The moment also invites deeper classroom conversations about colonialism, imperialism and extraction — forces that have long shaped which sounds circulate widely, and which are marginalized. Enríquez points to Bad Bunny’s “El Apagón” as a striking teaching example: What begins as a dance track unfolds into a critique of Puerto Rico’s energy crisis, privatization and ongoing colonial condition.
“‘El Apagón’ reminds listeners that the party and the politics are inseparable,” she said. “It carries the realities of blackouts after Hurricane Maria, displacement and U.S. corporate extraction on the island.”
That layering reflects reggaeton’s longer history, which scholars trace to reggae en español among Black Panamanian artists, shaped by canal labor, Caribbean migration and U.S. imperial presence. The genre flourished through underground networks across Panama, Puerto Rico and the Caribbean long before U.S. mainstream recognition.
“Reggaeton didn’t need the United States to be culturally vital,” Enríquez said. “Caribbean and Black diasporic communities built musical networks and audiences across Latin America. What U.S. commercialization changed was not the music’s value, but its profitability. Power structures determine when a genre becomes lucrative, not when it becomes meaningful.”
This imbalance extends beyond reggaeton. Many Latin American musical traditions predate the recording industry itself and function as living archives of colonization, racialization, forced migration and resistance. Yet in classrooms, Enríquez notes, they are often framed as folkloric or supplemental, while blues, jazz and pop are positioned as the foundation of “American” music.

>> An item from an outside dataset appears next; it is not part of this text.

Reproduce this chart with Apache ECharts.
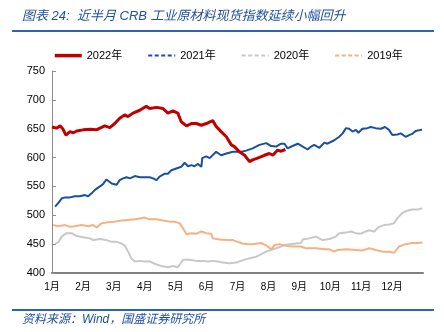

From this perspective, the historic Grammy win is not simply about a Latino artist’s breakthrough. Where Spanish language music is often framed as foreign — as something “crossing over” into American culture — Bad Bunny’s win highlights the visibility of a Puerto Rican artist who is fully American.
“What exactly is there to cross over into,” Enríquez asked, “when Spanish language music already connects the Americas?”
Bad Bunny’s success also complicates assumptions about language. While Spanish language music gains visibility, Enríquez cautions against treating Spanish as neutral.
“Spanish is a colonial language,” she said. “Indigenous language traditions across the Americas — Náhuatl, Zapotec, Quechua, Taíno continuities and many others — remain even more marginalized within global media systems.”
In her teaching, Enríquez uses moments like this to challenge students to think critically about listening itself. Her courses examine how genres such as Tejano music, nueva canción and son jarocho circulate through migration, media and diaspora, and how power determines which sounds are amplified or dismissed.
“We tend to treat listening as passive,” she said. “But listening is shaped by history, language and race — by what we’ve been taught to value and what we’ve been taught to tune out.”
Through initiatives like Duke’s new music minor and the Listening Lab, Enríquez encourages students to slow down and ask foundational questions: What does it mean to listen to a language you don’t know? Who has historically been required to translate themselves, and who has not?
“What we’re witnessing isn’t the arrival of something new,” Enríquez said. “It’s a recalibration of what we accept as dominant culture. Music from across the Americas has always shaped this country’s soundscape. Latin music has always been American music. We’re just finally being asked to hear it that way.”
Enríquez hopes to teach a Bad Bunny–focused course at Duke, building on her popular class, Selena: Music, Media, and the Mexican American Experience.